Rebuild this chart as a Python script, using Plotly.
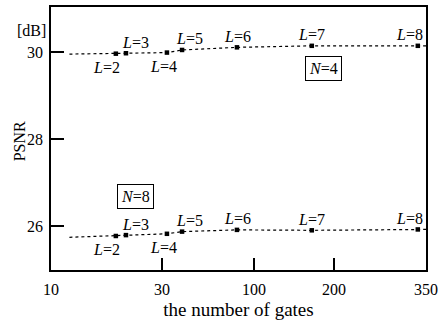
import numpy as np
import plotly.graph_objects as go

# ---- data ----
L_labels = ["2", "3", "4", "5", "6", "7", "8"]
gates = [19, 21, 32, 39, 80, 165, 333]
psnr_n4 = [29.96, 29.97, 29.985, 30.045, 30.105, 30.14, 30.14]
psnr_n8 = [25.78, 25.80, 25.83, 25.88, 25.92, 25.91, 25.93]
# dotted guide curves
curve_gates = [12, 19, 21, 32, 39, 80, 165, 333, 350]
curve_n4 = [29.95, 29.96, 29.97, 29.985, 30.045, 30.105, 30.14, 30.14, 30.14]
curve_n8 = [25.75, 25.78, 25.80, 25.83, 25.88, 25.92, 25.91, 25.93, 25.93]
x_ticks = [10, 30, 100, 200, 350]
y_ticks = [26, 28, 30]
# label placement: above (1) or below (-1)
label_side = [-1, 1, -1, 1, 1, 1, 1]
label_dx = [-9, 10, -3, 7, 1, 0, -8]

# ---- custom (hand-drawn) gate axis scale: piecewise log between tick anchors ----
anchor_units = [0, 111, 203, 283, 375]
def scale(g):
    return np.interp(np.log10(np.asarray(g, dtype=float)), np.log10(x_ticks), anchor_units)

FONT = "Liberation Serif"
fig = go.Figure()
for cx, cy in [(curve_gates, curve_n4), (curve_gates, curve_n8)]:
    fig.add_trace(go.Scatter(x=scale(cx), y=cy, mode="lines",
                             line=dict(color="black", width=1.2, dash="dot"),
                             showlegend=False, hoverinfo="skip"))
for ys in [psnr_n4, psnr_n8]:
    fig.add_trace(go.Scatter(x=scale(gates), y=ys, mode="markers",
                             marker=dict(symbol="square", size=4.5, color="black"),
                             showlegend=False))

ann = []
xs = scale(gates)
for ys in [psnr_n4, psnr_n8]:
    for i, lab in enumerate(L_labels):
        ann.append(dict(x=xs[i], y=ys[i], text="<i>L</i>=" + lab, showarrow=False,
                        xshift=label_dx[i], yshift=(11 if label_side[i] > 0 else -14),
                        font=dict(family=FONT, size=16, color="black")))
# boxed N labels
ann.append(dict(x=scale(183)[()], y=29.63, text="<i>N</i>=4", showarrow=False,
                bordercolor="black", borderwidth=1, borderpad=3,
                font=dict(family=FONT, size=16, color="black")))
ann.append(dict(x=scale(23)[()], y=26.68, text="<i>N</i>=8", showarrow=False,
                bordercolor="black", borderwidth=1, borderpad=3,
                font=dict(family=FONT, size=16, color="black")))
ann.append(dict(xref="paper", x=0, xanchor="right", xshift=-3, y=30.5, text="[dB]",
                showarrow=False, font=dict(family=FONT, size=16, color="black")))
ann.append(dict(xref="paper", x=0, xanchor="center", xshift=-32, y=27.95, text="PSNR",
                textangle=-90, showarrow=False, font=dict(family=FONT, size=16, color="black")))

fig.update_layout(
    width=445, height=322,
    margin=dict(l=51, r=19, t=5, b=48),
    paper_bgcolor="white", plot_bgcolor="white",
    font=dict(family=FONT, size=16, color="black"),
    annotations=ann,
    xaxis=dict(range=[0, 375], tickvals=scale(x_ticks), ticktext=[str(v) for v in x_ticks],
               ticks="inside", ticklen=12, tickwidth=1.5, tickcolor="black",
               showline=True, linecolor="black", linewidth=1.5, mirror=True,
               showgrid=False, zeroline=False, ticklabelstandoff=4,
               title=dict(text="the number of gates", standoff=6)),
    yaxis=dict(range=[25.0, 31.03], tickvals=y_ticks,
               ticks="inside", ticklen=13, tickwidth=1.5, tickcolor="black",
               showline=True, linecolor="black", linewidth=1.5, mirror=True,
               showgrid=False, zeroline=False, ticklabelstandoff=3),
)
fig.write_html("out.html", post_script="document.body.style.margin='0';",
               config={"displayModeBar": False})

------------------------------------

■ REQUIREMENT:
Repeat the lines above, starting at the first and stopping after the line that holds "import plotly.graph_objects as go", with the pictures left out.

■ TASK ANSWER:
Rebuild this chart as a Python script, using Plotly.
import numpy as np
import plotly.graph_objects as go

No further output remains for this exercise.